__What this task involves__.
Listed below are entries; give the number of lines among them that include "chart", and only that number.

— Start Data supplied —

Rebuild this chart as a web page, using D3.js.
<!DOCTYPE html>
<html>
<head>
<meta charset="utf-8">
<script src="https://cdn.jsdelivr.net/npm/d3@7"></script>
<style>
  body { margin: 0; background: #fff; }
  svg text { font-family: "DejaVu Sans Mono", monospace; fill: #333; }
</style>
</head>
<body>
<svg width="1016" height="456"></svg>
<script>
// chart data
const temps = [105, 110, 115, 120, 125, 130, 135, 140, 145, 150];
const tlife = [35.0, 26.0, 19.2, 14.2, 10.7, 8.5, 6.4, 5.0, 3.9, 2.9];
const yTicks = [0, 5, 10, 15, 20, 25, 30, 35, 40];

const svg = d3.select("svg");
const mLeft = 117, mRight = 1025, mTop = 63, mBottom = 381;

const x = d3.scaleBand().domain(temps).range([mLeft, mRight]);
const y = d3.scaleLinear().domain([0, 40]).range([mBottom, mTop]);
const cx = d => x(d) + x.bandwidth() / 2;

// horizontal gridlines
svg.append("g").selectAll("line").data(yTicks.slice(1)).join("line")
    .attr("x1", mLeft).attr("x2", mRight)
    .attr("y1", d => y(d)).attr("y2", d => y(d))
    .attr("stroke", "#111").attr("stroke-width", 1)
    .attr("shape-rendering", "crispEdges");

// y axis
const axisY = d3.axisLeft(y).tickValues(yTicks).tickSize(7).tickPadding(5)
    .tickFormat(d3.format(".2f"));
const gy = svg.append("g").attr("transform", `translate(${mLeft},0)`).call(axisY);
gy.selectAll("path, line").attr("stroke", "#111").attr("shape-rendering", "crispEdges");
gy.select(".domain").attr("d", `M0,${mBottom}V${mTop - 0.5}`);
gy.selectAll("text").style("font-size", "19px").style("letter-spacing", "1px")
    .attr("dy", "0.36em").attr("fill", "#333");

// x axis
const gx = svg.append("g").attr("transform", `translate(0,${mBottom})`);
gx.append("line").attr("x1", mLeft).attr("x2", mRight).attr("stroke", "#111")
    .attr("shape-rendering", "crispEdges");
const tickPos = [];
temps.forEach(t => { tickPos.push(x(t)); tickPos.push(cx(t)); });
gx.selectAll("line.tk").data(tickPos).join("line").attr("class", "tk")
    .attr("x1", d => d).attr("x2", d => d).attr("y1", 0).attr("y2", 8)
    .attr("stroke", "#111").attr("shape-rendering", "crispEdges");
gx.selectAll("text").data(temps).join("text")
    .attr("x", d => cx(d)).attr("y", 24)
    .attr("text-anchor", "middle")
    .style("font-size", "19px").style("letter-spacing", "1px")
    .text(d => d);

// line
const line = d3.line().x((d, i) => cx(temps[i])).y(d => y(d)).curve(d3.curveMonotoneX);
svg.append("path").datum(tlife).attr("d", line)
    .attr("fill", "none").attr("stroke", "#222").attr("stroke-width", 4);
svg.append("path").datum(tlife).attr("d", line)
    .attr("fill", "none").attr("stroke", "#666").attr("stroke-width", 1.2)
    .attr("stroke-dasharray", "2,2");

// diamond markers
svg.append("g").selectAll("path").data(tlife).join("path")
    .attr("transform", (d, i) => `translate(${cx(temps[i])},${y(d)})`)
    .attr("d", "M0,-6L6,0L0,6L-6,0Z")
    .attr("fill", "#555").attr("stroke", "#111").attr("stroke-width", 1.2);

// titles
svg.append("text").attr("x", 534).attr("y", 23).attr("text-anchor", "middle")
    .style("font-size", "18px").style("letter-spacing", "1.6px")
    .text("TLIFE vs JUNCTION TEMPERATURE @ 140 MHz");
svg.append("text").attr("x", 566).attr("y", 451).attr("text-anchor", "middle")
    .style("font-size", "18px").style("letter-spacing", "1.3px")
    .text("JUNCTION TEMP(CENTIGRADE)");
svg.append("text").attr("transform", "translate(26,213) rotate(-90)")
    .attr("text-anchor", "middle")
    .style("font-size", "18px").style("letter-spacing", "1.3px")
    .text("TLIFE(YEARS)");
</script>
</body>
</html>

— End Data supplied —
— Start Data supplied —

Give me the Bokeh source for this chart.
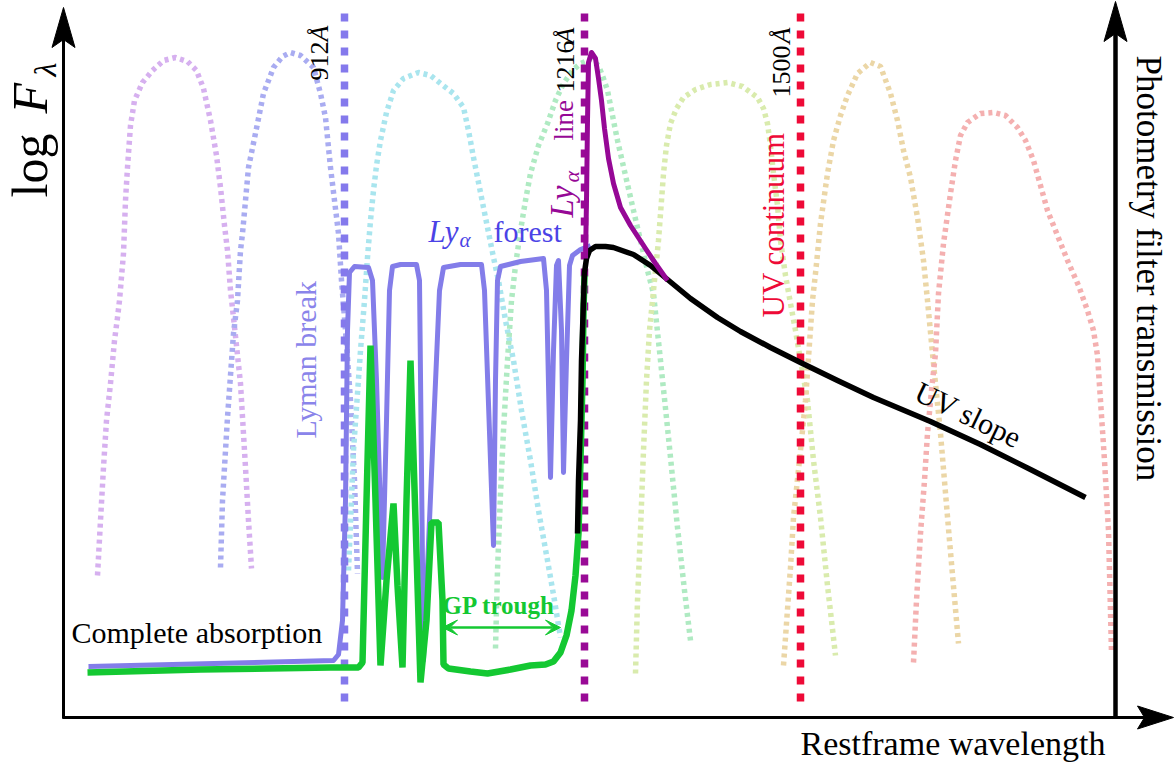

— End Data supplied —
— Start Data supplied —

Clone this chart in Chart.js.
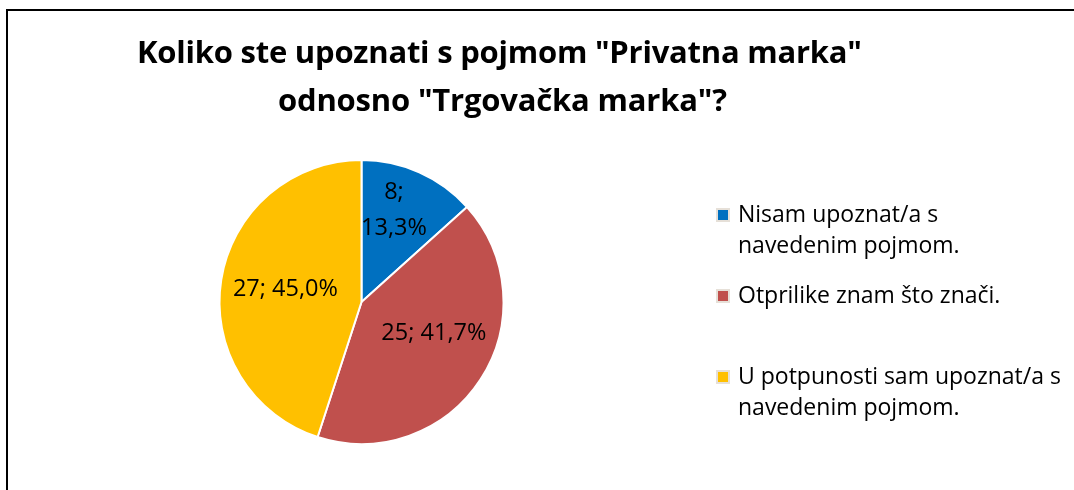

— End Data supplied —

__Response__.
4